Havel’s life and politics was rooted in morality. He described it as his “presidential program” focusing on moral and cultural intent.
He believed that the most dangerous enemies of a good cause today was our own bad qualities. He aspired to “bring into politics a sense of culture, of moral responsibility, of humanity, of humility and respect for the fact that there is something higher above us, that our behavior is not lost in the black hole of time but is written down and evaluated somewhere, that we have neither the right nor reason to think that we understand everything and have license to do anything we wish.”
This is the spirit of Easter and also the vision both of what politics can be and the large arena or moral universe in which we humans do our things, for good or ill: whatever we do or neglect to do is recorded, remembered, and evaluated somewhere; there is something higher above us: God.
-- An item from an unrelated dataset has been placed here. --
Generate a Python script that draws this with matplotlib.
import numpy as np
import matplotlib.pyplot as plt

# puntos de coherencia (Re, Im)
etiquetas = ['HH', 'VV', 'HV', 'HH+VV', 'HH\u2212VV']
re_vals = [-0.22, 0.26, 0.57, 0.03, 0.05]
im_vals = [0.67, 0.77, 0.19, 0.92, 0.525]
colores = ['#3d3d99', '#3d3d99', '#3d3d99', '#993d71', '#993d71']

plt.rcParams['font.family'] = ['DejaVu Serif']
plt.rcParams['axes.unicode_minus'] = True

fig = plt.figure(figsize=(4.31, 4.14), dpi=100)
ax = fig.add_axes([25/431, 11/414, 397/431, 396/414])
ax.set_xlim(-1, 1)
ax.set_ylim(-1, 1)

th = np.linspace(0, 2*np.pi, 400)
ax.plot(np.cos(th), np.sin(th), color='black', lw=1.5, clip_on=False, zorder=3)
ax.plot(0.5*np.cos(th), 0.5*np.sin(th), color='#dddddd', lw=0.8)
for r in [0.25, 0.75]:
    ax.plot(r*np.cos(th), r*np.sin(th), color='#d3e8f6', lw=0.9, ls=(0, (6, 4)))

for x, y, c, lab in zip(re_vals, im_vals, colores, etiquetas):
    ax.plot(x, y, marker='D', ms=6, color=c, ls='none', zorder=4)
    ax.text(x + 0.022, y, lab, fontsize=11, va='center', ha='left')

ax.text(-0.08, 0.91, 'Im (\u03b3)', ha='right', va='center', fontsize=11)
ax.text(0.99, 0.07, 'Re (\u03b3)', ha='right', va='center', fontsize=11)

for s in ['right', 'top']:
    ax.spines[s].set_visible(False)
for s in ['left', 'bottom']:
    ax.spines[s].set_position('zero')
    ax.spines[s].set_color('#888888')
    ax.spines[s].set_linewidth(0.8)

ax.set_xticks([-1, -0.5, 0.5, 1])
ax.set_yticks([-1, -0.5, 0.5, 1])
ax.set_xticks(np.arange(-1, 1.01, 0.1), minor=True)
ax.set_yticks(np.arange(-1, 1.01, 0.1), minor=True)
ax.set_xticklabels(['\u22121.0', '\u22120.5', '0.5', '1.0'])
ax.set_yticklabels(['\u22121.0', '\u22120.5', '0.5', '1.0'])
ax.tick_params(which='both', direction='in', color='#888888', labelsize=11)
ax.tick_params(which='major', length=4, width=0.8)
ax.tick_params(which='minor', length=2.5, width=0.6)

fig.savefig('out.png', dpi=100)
So the message of Easter in the context of the resurrection of Christ and specifically in the trauma that Zambia is facing is about truth breaking out in a culture of lies and falsity and corruption to align Zambians to the ennobling Truth which is Christ.
Our Lord and Saviour Jesus Christ is resurrected in our lives so we can be channels of His love, compassion, justice, peace, righteous, truth, and generosity.
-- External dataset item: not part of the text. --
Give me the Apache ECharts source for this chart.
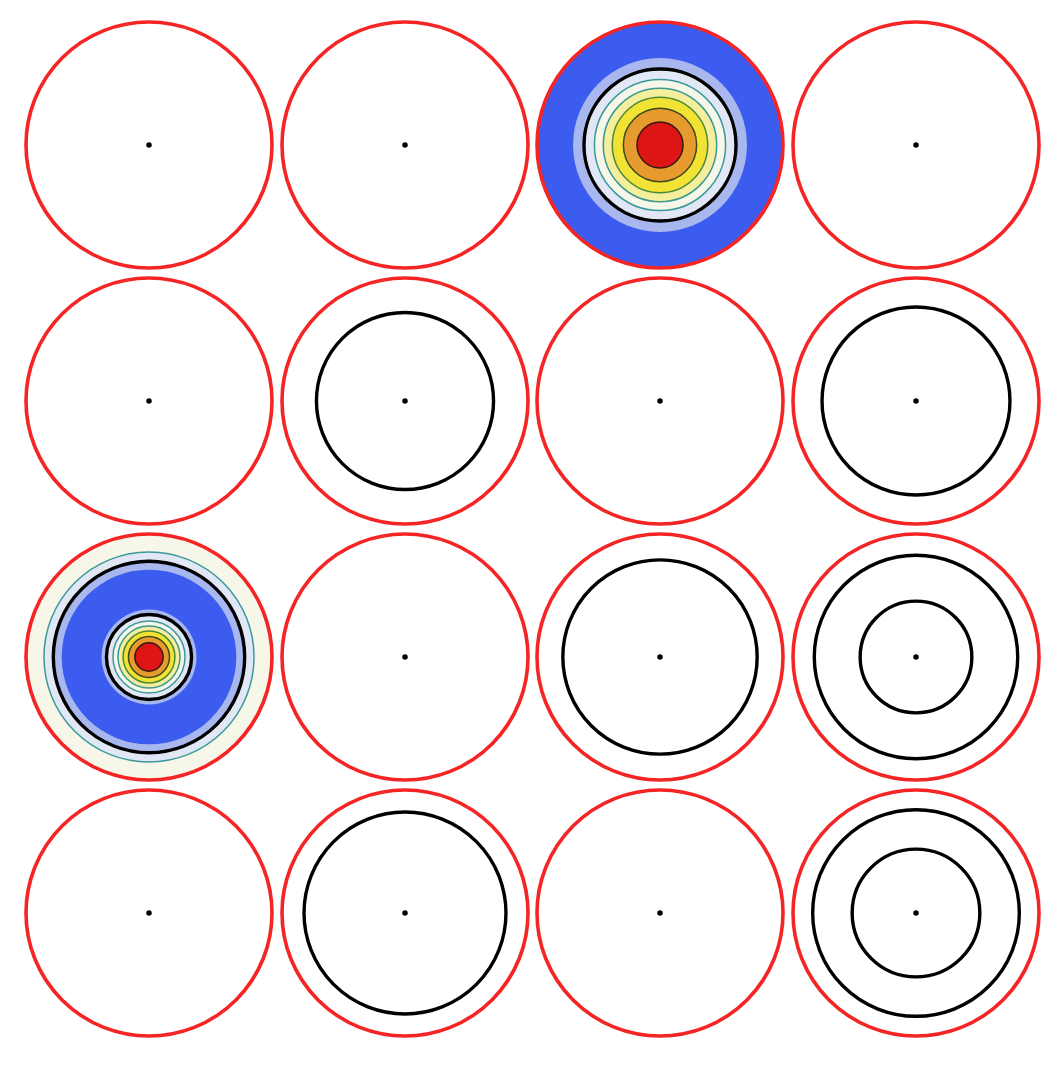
<!DOCTYPE html>
<html>
<head>
<meta charset="utf-8">
<script src="https://cdn.jsdelivr.net/npm/echarts@6/dist/echarts.min.js"></script>
<style>html,body{margin:0;padding:0;background:#fff;}#c{width:1064px;height:1065px;}</style>
</head>
<body>
<div id="c"></div>
<script>
// ---- data (radii normalised to the plate boundary, r = 1) ----
const panelCount = 16;
const boundaryRadius = 1.0;
// nodal circles (black) per panel, row by row
const nodalRadii = [
  [], [], [0.618], [],
  [], [0.72], [], [0.764],
  [0.778, 0.346], [], [0.79], [0.827, 0.454],
  [], [0.821], [], [0.84, 0.519]
];
// filled contour bands: [outer radius, contour level index]
const contourBandsPanel3 = [
  [1.0, 0], [0.707, 1], [0.618, 2], [0.533, 3], [0.461, 4], [0.388, 5], [0.298, 6], [0.187, 7]
];
const contourBandsPanel9 = [
  [1.0, 3], [0.854, 2], [0.778, 1], [0.71, 0], [0.386, 1], [0.346, 2],
  [0.293, 3], [0.252, 4], [0.211, 5], [0.167, 6], [0.115, 7]
];
const centerPoint = [0, 0];

// ---- styles ----
const levelColors = ['#3b5cef', '#a8b8ef', '#e1e7f5', '#f7f7e9', '#f5ee9c', '#f2e234', '#e79a2e', '#dd1515'];
const levelLineColors = [null, null, null, '#3a9a9a', '#3a9a90', '#4b8a3a', '#3c4a1a', '#331a10'];
const colX = [149, 405, 660, 916];
const rowY = [145, 401, 657, 913];
const plateRadiusPx = 123;

const polar = [], angleAxis = [], radiusAxis = [], series = [];
const filled = {2: contourBandsPanel3, 8: contourBandsPanel9};

for (let i = 0; i < panelCount; i++) {
  const cx = colX[i % 4], cy = rowY[Math.floor(i / 4)];
  polar.push({center: [cx, cy], radius: plateRadiusPx});
  angleAxis.push({polarIndex: i, type: 'category', data: ['plate'], show: false,
    axisLine: {show: false}, splitLine: {show: false}, axisTick: {show: false}, axisLabel: {show: false}});
  radiusAxis.push({polarIndex: i, type: 'value', min: 0, max: boundaryRadius, show: false,
    axisLine: {show: false}, splitLine: {show: false}, axisTick: {show: false}, axisLabel: {show: false}});

  const barBase = {type: 'bar', coordinateSystem: 'polar', polarIndex: i, barGap: '-100%',
    barCategoryGap: '0%', silent: true, animation: false};

  // centre point
  series.push({type: 'scatter', coordinateSystem: 'polar', polarIndex: i, z: 1,
    data: [centerPoint], symbolSize: 5.5, itemStyle: {color: '#000', opacity: 1}, silent: true, animation: false});

  // filled contour discs, largest first
  if (filled[i]) {
    const bands = filled[i];
    bands.forEach((b, k) => {
      const parent = k > 0 ? bands[k - 1][1] : b[1];
      const lc = levelLineColors[Math.max(parent, b[1])];
      series.push(Object.assign({}, barBase, {z: 2, data: [b[0]],
        itemStyle: {color: levelColors[b[1]], borderColor: lc || 'transparent', borderWidth: lc ? 1.5 : 0}}));
    });
  }
  // nodal circles
  nodalRadii[i].forEach(r => {
    series.push(Object.assign({}, barBase, {z: 3, data: [r],
      itemStyle: {color: 'transparent', borderColor: '#000', borderWidth: 3.4}}));
  });
  // plate boundary
  series.push(Object.assign({}, barBase, {z: 4, data: [boundaryRadius],
    itemStyle: {color: 'transparent', borderColor: '#f52525', borderWidth: 3.6}}));
}

const chart = echarts.init(document.getElementById('c'), null, {renderer: 'canvas'});
chart.setOption({backgroundColor: '#fff', animation: false, polar, angleAxis, radiusAxis, series});
</script>
</body>
</html>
Our country needs a moral alignment in every aspect of its social fibre. As children of the resurrection it’s our task to do so. We can’t just be shouting we are a Christian nation and yet live like devils.
To think peace we must be peace; to think excellence we must be excellent, to think environmentally we must be environmentally minded.
The resurrection teaches us that the power of God’s spirit is active in our lives and world. It’s the eternal truth that cannot be buried in lies because we live in a moral world. So to truly live is to nurture a deep moral sense and conscience aligned with God.
May the Spirit of the Resurrection living in us manifest Love, Light, and Truth, over all that’s evil, false and oppressive in life.
This is the Eastertide message of the angel for us to create a better Zambia.